Like many other freelancers, I share my work on Instagram when it’s something I’m particularly proud of and want to draw attention to. I want my work to be read as much as possible, after all. Likewise, I think it’s useful for connecting with editors and colleagues, and keeping in touch with friends who I don’t see all of the time. I also know how important creating a profile can be in reflecting who you are as a journalist. But I also know how it feels to see the posts of others celebrating new roles or amazing commissions on a day when I’m not feeling so buoyant about work.
For instance, quite recently, two former colleagues started incredible in-house roles at dream publications. When I saw these appointments on social media, I felt genuinely happy for them and also inspired to see long-term freelancers secure such golden-egg positions. But I’d be lying if I didn’t admit I also felt a pang of envy.
For a short while I beat myself up about it. Did this jealous feeling I had in the pit of my stomach mean I was a bad person? Or was it telling me that I was going nowhere in my own career and falling short as my child-free peers soared higher and higher? While I love the work that I get to do every day and am proud of the career I’ve built, I know that I do want to challenge myself in a different way at some point – just not right now while my children are so small.
A few days later, I was reading ‘The Book You Want Everyone You Love* To Read’ by integrative psychotherapist and author, Philippa Perry. The book examines lots of different relationship challenges – from those with our friends, partners, parents and colleagues. Philippa uses letters she’s received through her role as agony aunt in the Observer as case studies. One of the letters in the section on contentment is from a woman who was dealing with intense feelings of jealousy.

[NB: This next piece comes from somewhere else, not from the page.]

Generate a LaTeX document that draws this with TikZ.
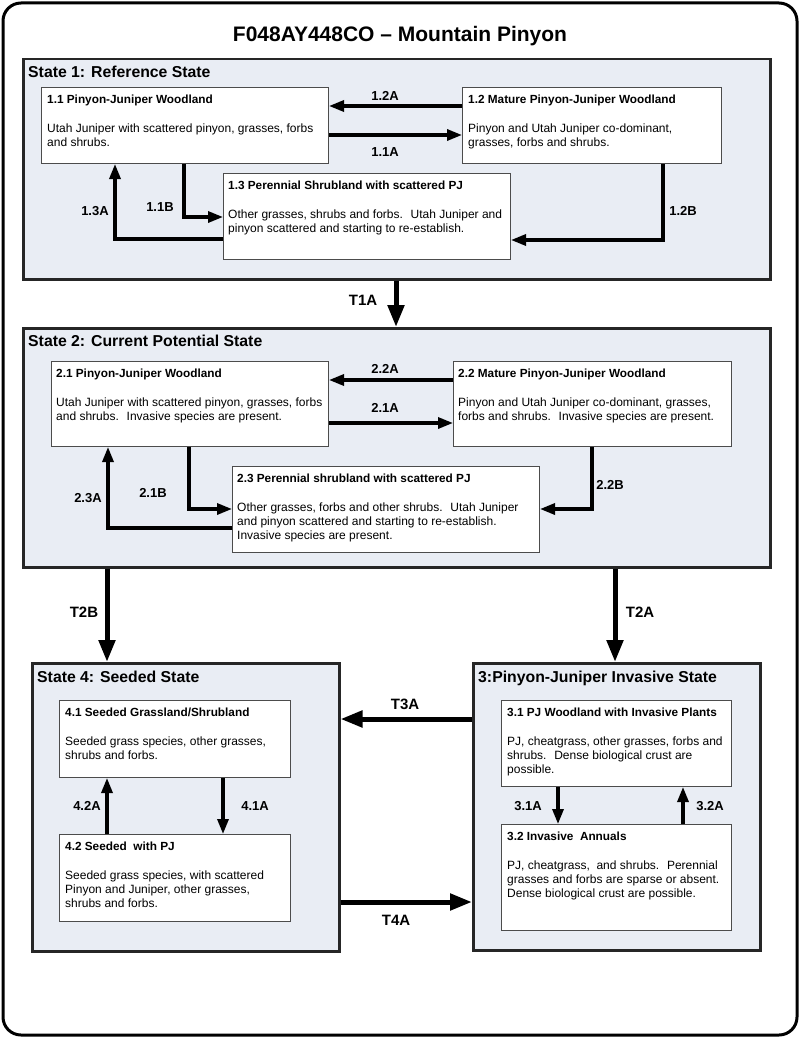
\documentclass[tikz,border=0pt]{standalone}
\usepackage{fontspec}
\setmainfont{Liberation Sans}
\usetikzlibrary{arrows.meta}
\definecolor{statefill}{RGB}{233,237,244}
\tikzset{
  statebox/.style={draw=black!85, line width=2.5pt, fill=statefill, rectangle, anchor=north west, inner sep=0pt},
  stbox/.style={draw=black!70, line width=1pt, fill=white, rectangle, anchor=north west, inner sep=0pt},
  sttext/.style={anchor=north west, align=left, inner sep=0pt, font=\fontsize{12}{14}\selectfont},
  sttitle/.style={anchor=base west, inner sep=0pt, font=\bfseries\fontsize{15.8}{18}\selectfont},
  arr/.style={line width=3.2pt, -{Triangle[length=15pt,width=11pt]}},
  tarr/.style={line width=5pt, -{Triangle[length=22pt,width=16pt]}},
  lbl/.style={inner sep=0pt, font=\bfseries\fontsize{13}{15}\selectfont},
  tlbl/.style={inner sep=0pt, font=\bfseries\fontsize{15}{17}\selectfont},
}
\newcommand{\gtitle}[1]{{\fontsize{11.8}{14}\selectfont\textbf{#1}}\\[15pt]}
\begin{document}
\begin{tikzpicture}[x=1pt,y=-1pt]
\useasboundingbox (0,0) rectangle (800,1038);
% outer frame
\draw[line width=3pt, rounded corners=18pt] (3,3) rectangle (797,1035);
\node[inner sep=0pt, anchor=base, font=\bfseries\fontsize{21}{24}\selectfont] (title) at (400,42) {F048AY448CO -- Mountain Pinyon};

% states
\node[statebox, minimum width=747pt, minimum height=220pt] (s1) at (22,58) {};
\node[statebox, minimum width=747pt, minimum height=239pt] (s2) at (22,327) {};
\node[statebox, minimum width=307pt, minimum height=288pt] (s4) at (31,662) {};
\node[statebox, minimum width=287pt, minimum height=287pt] (s3) at (472,662) {};
\node[sttitle] (s1t) at (28,78) {State 1: Reference State};
\node[sttitle] (s2t) at (28,346) {State 2: Current Potential State};
\node[sttitle] (s4t) at (37,682) {State 4: Seeded State};
\node[sttitle] (s3t) at (478,682) {3:Pinyon-Juniper Invasive State};

% community boxes
\node[stbox, minimum width=287pt, minimum height=76pt] (b11) at (41,87) {};
\node[stbox, minimum width=259pt, minimum height=76pt] (b12) at (462,87) {};
\node[stbox, minimum width=287pt, minimum height=86pt] (b13) at (223,173) {};
\node[stbox, minimum width=277pt, minimum height=85pt] (b21) at (51,361) {};
\node[stbox, minimum width=278pt, minimum height=85pt] (b22) at (453,361) {};
\node[stbox, minimum width=307pt, minimum height=86pt] (b23) at (232,466) {};
\node[stbox, minimum width=231pt, minimum height=77pt] (b41) at (59,700) {};
\node[stbox, minimum width=231pt, minimum height=87pt] (b42) at (59,834) {};
\node[stbox, minimum width=230pt, minimum height=86pt] (b31) at (501,700) {};
\node[stbox, minimum width=230pt, minimum height=106pt] (b32) at (501,824) {};

\node[sttext] (t11) at ([xshift=6pt,yshift=-8pt]b11.north west) {\gtitle{1.1 Pinyon-Juniper Woodland}Utah Juniper with scattered pinyon, grasses, forbs\\and shrubs.};
\node[sttext] (t12) at ([xshift=6pt,yshift=-8pt]b12.north west) {\gtitle{1.2 Mature Pinyon-Juniper Woodland}Pinyon and Utah Juniper co-dominant,\\grasses, forbs and shrubs.};
\node[sttext] (t13) at ([xshift=5pt,yshift=-8pt]b13.north west) {\gtitle{1.3 Perennial Shrubland with scattered PJ}Other grasses, shrubs and forbs.~ Utah Juniper and\\pinyon scattered and starting to re-establish.};
\node[sttext] (t21) at ([xshift=5pt,yshift=-7.5pt]b21.north west) {\gtitle{2.1 Pinyon-Juniper Woodland}Utah Juniper with scattered pinyon, grasses, forbs\\and shrubs.~ Invasive species are present.};
\node[sttext] (t22) at ([xshift=5pt,yshift=-7.5pt]b22.north west) {\gtitle{2.2 Mature Pinyon-Juniper Woodland}Pinyon and Utah Juniper co-dominant, grasses,\\forbs and shrubs.~ Invasive species are present.};
\node[sttext] (t23) at ([xshift=5pt,yshift=-7.5pt]b23.north west) {\gtitle{2.3 Perennial shrubland with scattered PJ}Other grasses, forbs and other shrubs.~ Utah Juniper\\and pinyon scattered and starting to re-establish.\\Invasive species are present.};
\node[sttext] (t41) at ([xshift=6pt,yshift=-7.5pt]b41.north west) {\gtitle{4.1 Seeded Grassland/Shrubland}Seeded grass species, other grasses,\\shrubs and forbs.};
\node[sttext] (t42) at ([xshift=6pt,yshift=-7.5pt]b42.north west) {\gtitle{4.2 Seeded~ with PJ}Seeded grass species, with scattered\\Pinyon and Juniper, other grasses,\\shrubs and forbs.};
\node[sttext] (t31) at ([xshift=6pt,yshift=-7.5pt]b31.north west) {\gtitle{3.1 PJ Woodland with Invasive Plants}PJ, cheatgrass, other grasses, forbs and\\shrubs.~ Dense biological crust are\\possible.};
\node[sttext] (t32) at ([xshift=6pt,yshift=-7.5pt]b32.north west) {\gtitle{3.2 Invasive~ Annuals}PJ, cheatgrass,~ and shrubs.~ Perennial\\grasses and forbs are sparse or absent.\\Dense biological crust are possible.};

% state 1 arrows
\draw[arr] (b12.west |- 0,106) -- (b11.east |- 0,106);
\draw[arr] (b11.east |- 0,135) -- (b12.west |- 0,135);
\draw[arr] (b11.south -| 184,0) |- (b13.west |- 0,217);
\draw[arr] (b13.west |- 0,239) -| (b11.south -| 115,0);
\draw[arr] (b12.south -| 663,0) |- (b13.east |- 0,240);
\node[lbl] (l12a) at (385,96) {1.2A};
\node[lbl] (l11a) at (385,152) {1.1A};
\node[lbl] (l11b) at (160,207) {1.1B};
\node[lbl] (l13a) at (95,211) {1.3A};
\node[lbl] (l12b) at (683,211) {1.2B};

% state 2 arrows
\draw[arr] (b22.west |- 0,380) -- (b21.east |- 0,380);
\draw[arr] (b21.east |- 0,423) -- (b22.west |- 0,423);
\draw[arr] (b21.south -| 189,0) |- (b23.west |- 0,509);
\draw[arr] (b23.west |- 0,528) -| (b21.south -| 108,0);
\draw[arr] (b22.south -| 592,0) |- (b23.east |- 0,509);
\node[lbl] (l22a) at (385,369) {2.2A};
\node[lbl] (l21a) at (385,408) {2.1A};
\node[lbl] (l21b) at (153,493) {2.1B};
\node[lbl] (l23a) at (88,498) {2.3A};
\node[lbl] (l22b) at (610,485) {2.2B};

% state 4 arrows
\draw[arr] (b42.north -| 107,0) -- (b41.south -| 107,0);
\draw[arr] (b41.south -| 223,0) -- (b42.north -| 223,0);
\node[lbl] (l42a) at (87,806) {4.2A};
\node[lbl] (l41a) at (255,806) {4.1A};

% state 3 arrows
\draw[arr] (b31.south -| 558,0) -- (b32.north -| 558,0);
\draw[arr] (b32.north -| 683,0) -- (b31.south -| 683,0);
\node[lbl] (l31a) at (528,806) {3.1A};
\node[lbl] (l32a) at (710,806) {3.2A};

% transitions
\draw[tarr] (s1.south -| 396,0) -- (s2.north -| 396,0);
\draw[tarr] (s2.south -| 107,0) -- (s4.north -| 107,0);
\draw[tarr] (s2.south -| 615,0) -- (s3.north -| 615,0);
\draw[tarr] (s3.west |- 0,719) -- (s4.east |- 0,719);
\draw[tarr] (s4.east |- 0,902) -- (s3.west |- 0,902);
\node[tlbl] (lt1a) at (363,300) {T1A};
\node[tlbl] (lt2b) at (84,612) {T2B};
\node[tlbl] (lt2a) at (640,612) {T2A};
\node[tlbl] (lt3a) at (405,704) {T3A};
\node[tlbl] (lt4a) at (396,920) {T4A};
\end{tikzpicture}
\end{document}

While the woman said she had a good career, no money worries and a wonderful family, she had always dreamed of being a writer and felt unfulfilled. This feeling motivated her to successfully publish three books but as they hadn’t sold in the way she had hoped, she saw it as a failure. Cue her constantly comparing herself to other people and developing major feelings of envy about even the most minor of things.
“I spend my whole time obsessing over how my own work is not as good as anyone else’s,” she writes. “I work as a freelance in a creative industry and everyone’s work is out there for comparison”.
Philippa’s reply was so enlightening and after touching on the reasons for this lady having such a critical inner voice, she went on to explain how to separate envy from jealousy.
“Think of jealousy as being more like when we don’t want to share our mum with a sibling or wish evil upon those we see as our rivals,” she says. “And envy as being like when someone has something we want”. Instead of thinking of this as a bad thing, she says that we should think of it as information.
“We cannot kill the green-eyed monster, but we can reframe it,” Philippa writes. “It can be hard to work out what we want in life and envy is a feeling that can help us identify what our aspirations might be. Think of it not as a pathological condition, but a normal part of mental processing that helps us realise what we want and motivates us to go after it. Envy can be a catalyst that helps us identify and motivate ambition”.
So, while my colleagues doing brilliant things made me feel a little inadequate for a day or so, it has also served as motivation. Now that I’ve identified that it’s probably something I want at some point in my life, I can use it as a driving force for my future ambitions. It’s amazing how differently you can feel about things when you just switch your perspective.
We all feel a tug of envy from time to time or succumb to the comparison trap but next time I feel the green-eyed monster rearing its ugly head, I’ll take a step back, focus on my goals and achievements, and note what that feeling may be showing me.
I hope you can do the same.
Until next time,
Cat x
I definitely feel this. I know I get jealous much of the time on social media and I try to use it to figure out the path I should be on or what I can prioritise if possible. It’s definitely made me feel that writing is a priority for me now despite it not being my job. It has also made me realise I don’t want a third baby...
I wrote about my own green eyed monster back in the summer and rereading it now I wrote something like “I’m jealous of the mums who get to go to work” 😂 so fingers crossed for more childcare funding next year ha 🤞🏻🤞🏻
I've really experienced professional envy hard in the past. It's good to know I'm not the only one who goes through it.